Any news on Volta? Been quiet on here for a while.
Been saving every month for what seems like an eternity. I'm looking to upgrade to 4K gaming and Vega being a disappointment (in 4K gaming terms). My eyes are now on Volta.
 
Any news on Volta? Been quiet on here for a while.
Been saving every month for what seems like an eternity. I'm looking to upgrade to 4K gaming and Vega being a disappointment (in 4K gaming terms). My eyes are now on Volta.
I am in the same position, I game at 4K and Vega disappointed me so I am waiting for Volta now. I cannot see Volta coming out this year. Most people estimate Q1 2018.
 
Any news on Volta? Been quiet on here for a while.
Been saving every month for what seems like an eternity. I'm looking to upgrade to 4K gaming and Vega being a disappointment (in 4K gaming terms). My eyes are now on Volta.

TSMC boosting production of 12FF Q4 this year which probably means there is a new nVidia product coming early next year but doesn't mean that is necessarily GeForce - nVidia have stated they are going to see out the year on Pascal for GeForce products but didn't rule out a potential Titan type card on something else.
 
TSMC boosting production of 12FF Q4 this year which probably means there is a new nVidia product coming early next year but doesn't mean that is necessarily GeForce - nVidia have stated they are going to see out the year on Pascal for GeForce products but didn't rule out a potential Titan type card on something else.
Just dominate on professional cards? AI is making them big money too.
Pascal is just fine at the moment. They can just keeping making money off it for a while longer sit out till mid 2k18 before releasing anything. Still come in before AMD and perhaps give them a good time scale to refresh volta on a node shrink.
 
The higher end Pascal cards perform such that I can only see the 1050ti type replacement coming first, like the 750ti did with Maxwell. They're in no rush now that Vega has flopped.
 
Can't really see them stalling their release schedule just because of AMD.

Business as usual.
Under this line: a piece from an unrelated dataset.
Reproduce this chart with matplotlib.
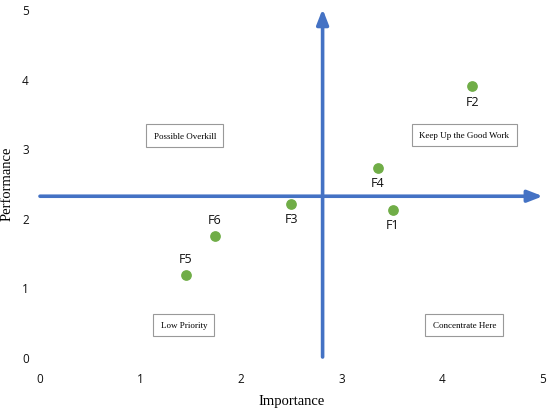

Just means there are less likely to be any price drops before Volta.
 
Just dominate on professional cards? AI is making them big money too.
Pascal is just fine at the moment. They can just keeping making money off it for a while longer sit out till mid 2k18 before releasing anything. Still come in before AMD and perhaps give them a good time scale to refresh volta on a node shrink.

The way things have been for RTG I bet Navi's close to two years away still. I don't know what to make of Vega, It's not worth what they want so the smart money is on waiting it out, Pascal's over a year old now so it shouldn't be too long till we see Volta in some form.